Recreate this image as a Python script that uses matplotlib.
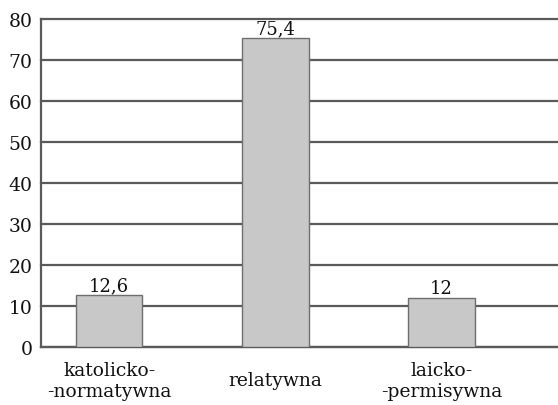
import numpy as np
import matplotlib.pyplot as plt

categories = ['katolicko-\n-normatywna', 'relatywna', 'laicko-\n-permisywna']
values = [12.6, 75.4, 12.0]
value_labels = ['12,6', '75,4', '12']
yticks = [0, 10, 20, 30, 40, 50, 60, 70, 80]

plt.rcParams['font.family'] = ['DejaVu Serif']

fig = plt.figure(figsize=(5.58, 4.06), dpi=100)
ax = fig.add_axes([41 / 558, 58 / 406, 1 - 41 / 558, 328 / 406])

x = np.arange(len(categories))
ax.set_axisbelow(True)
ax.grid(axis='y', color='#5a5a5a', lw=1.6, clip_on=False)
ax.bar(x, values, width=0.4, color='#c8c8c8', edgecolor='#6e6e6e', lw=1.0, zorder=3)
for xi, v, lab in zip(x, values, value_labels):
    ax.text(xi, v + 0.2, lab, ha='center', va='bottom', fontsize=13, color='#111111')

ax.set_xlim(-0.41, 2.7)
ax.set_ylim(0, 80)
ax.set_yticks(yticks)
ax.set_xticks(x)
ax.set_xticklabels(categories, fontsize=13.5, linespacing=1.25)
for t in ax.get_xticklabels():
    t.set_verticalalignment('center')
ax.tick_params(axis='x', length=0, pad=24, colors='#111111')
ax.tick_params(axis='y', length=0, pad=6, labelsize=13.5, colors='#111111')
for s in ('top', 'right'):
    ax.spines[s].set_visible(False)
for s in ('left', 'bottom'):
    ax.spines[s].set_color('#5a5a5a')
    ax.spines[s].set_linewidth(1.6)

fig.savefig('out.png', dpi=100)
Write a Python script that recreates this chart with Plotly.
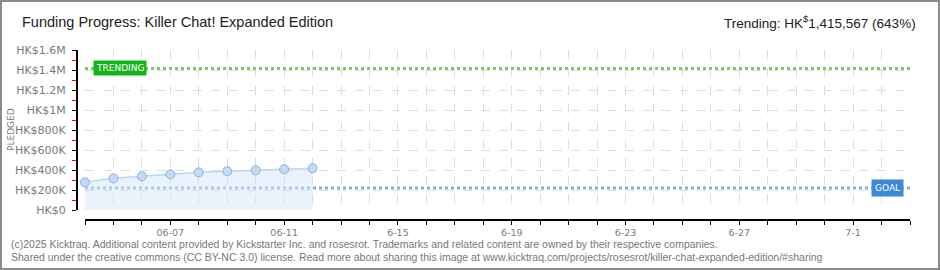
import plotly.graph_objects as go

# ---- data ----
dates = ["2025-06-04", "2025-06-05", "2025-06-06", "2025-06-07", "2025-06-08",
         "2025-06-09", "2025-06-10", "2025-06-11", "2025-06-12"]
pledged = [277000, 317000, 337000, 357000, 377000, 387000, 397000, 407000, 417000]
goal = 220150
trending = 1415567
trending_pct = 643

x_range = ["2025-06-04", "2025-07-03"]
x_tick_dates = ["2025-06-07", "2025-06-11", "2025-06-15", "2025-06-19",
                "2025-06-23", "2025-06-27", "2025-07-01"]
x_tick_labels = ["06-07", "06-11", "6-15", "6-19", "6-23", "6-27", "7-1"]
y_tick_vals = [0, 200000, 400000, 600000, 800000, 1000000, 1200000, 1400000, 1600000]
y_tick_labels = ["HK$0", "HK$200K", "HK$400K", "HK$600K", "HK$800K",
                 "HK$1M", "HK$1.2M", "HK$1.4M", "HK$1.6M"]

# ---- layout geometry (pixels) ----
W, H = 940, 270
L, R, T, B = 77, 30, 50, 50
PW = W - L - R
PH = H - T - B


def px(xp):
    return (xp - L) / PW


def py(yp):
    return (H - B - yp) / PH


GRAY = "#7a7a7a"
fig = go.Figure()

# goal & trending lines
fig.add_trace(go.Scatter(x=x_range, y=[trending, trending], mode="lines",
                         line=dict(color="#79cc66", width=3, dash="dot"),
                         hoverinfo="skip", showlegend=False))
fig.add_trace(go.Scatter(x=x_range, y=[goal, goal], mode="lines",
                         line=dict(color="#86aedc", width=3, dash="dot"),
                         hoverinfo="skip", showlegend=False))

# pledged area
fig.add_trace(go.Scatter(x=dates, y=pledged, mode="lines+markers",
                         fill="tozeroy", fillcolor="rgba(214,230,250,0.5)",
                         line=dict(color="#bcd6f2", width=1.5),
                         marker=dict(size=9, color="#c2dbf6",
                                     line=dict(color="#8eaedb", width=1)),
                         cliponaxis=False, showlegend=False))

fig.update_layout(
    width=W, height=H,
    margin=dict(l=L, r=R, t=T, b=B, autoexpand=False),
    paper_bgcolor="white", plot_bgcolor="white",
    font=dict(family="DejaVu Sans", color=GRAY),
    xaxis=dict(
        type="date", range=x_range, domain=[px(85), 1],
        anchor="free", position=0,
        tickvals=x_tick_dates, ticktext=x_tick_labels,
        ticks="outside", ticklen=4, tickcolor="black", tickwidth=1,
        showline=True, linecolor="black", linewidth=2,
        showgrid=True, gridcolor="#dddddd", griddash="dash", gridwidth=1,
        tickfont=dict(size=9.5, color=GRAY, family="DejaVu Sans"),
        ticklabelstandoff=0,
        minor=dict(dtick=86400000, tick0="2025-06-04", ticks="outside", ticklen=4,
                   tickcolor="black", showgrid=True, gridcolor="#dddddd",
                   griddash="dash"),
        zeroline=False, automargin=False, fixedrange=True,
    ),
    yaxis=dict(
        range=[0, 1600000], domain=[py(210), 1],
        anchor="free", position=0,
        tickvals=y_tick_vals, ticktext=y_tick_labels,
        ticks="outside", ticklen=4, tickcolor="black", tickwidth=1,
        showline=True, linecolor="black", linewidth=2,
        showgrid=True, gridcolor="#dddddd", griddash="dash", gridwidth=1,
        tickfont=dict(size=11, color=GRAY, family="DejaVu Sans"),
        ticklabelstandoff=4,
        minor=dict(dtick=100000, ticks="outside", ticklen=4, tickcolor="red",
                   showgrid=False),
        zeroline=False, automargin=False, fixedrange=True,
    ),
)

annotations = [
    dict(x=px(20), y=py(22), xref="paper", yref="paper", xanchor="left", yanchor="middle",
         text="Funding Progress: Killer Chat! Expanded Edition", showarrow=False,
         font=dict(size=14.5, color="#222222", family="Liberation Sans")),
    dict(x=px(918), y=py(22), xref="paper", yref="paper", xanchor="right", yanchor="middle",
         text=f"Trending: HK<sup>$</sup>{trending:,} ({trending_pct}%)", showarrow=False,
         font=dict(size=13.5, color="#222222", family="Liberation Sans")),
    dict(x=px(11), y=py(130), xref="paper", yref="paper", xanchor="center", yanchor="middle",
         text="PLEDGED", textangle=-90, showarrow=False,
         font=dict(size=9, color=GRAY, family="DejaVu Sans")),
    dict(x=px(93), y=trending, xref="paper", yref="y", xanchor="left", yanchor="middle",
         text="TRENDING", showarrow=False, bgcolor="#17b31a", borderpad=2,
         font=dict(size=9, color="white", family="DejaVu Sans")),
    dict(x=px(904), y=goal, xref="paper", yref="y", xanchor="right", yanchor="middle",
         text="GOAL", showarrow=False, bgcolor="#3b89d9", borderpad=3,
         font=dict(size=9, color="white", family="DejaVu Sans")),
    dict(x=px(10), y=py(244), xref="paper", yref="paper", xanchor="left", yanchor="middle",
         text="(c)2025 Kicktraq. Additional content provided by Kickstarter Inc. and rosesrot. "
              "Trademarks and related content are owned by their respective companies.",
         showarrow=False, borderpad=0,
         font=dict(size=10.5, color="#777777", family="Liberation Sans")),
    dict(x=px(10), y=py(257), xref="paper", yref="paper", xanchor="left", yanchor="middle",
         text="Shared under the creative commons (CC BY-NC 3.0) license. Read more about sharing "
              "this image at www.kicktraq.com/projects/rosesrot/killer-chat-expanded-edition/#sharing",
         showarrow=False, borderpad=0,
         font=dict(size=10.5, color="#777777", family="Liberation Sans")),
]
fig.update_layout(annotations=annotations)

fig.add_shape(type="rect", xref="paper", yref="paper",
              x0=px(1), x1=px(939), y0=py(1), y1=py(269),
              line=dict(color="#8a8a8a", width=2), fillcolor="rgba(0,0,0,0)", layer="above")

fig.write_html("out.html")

---*---

Extract the lines exactly, please: the first line of the listing, the line with "trending_pct = 643", and every line between them, but no pictures.

Result of the exercise:
Recreate this image as a Python script that uses matplotlib.
import numpy as np
import matplotlib.pyplot as plt

categories = ['katolicko-\n-normatywna', 'relatywna', 'laicko-\n-permisywna']
values = [12.6, 75.4, 12.0]
value_labels = ['12,6', '75,4', '12']
yticks = [0, 10, 20, 30, 40, 50, 60, 70, 80]

plt.rcParams['font.family'] = ['DejaVu Serif']

fig = plt.figure(figsize=(5.58, 4.06), dpi=100)
ax = fig.add_axes([41 / 558, 58 / 406, 1 - 41 / 558, 328 / 406])

x = np.arange(len(categories))
ax.set_axisbelow(True)
ax.grid(axis='y', color='#5a5a5a', lw=1.6, clip_on=False)
ax.bar(x, values, width=0.4, color='#c8c8c8', edgecolor='#6e6e6e', lw=1.0, zorder=3)
for xi, v, lab in zip(x, values, value_labels):
    ax.text(xi, v + 0.2, lab, ha='center', va='bottom', fontsize=13, color='#111111')

ax.set_xlim(-0.41, 2.7)
ax.set_ylim(0, 80)
ax.set_yticks(yticks)
ax.set_xticks(x)
ax.set_xticklabels(categories, fontsize=13.5, linespacing=1.25)
for t in ax.get_xticklabels():
    t.set_verticalalignment('center')
ax.tick_params(axis='x', length=0, pad=24, colors='#111111')
ax.tick_params(axis='y', length=0, pad=6, labelsize=13.5, colors='#111111')
for s in ('top', 'right'):
    ax.spines[s].set_visible(False)
for s in ('left', 'bottom'):
    ax.spines[s].set_color('#5a5a5a')
    ax.spines[s].set_linewidth(1.6)

fig.savefig('out.png', dpi=100)
Write a Python script that recreates this chart with Plotly.
import plotly.graph_objects as go

# ---- data ----
dates = ["2025-06-04", "2025-06-05", "2025-06-06", "2025-06-07", "2025-06-08",
         "2025-06-09", "2025-06-10", "2025-06-11", "2025-06-12"]
pledged = [277000, 317000, 337000, 357000, 377000, 387000, 397000, 407000, 417000]
goal = 220150
trending = 1415567
trending_pct = 643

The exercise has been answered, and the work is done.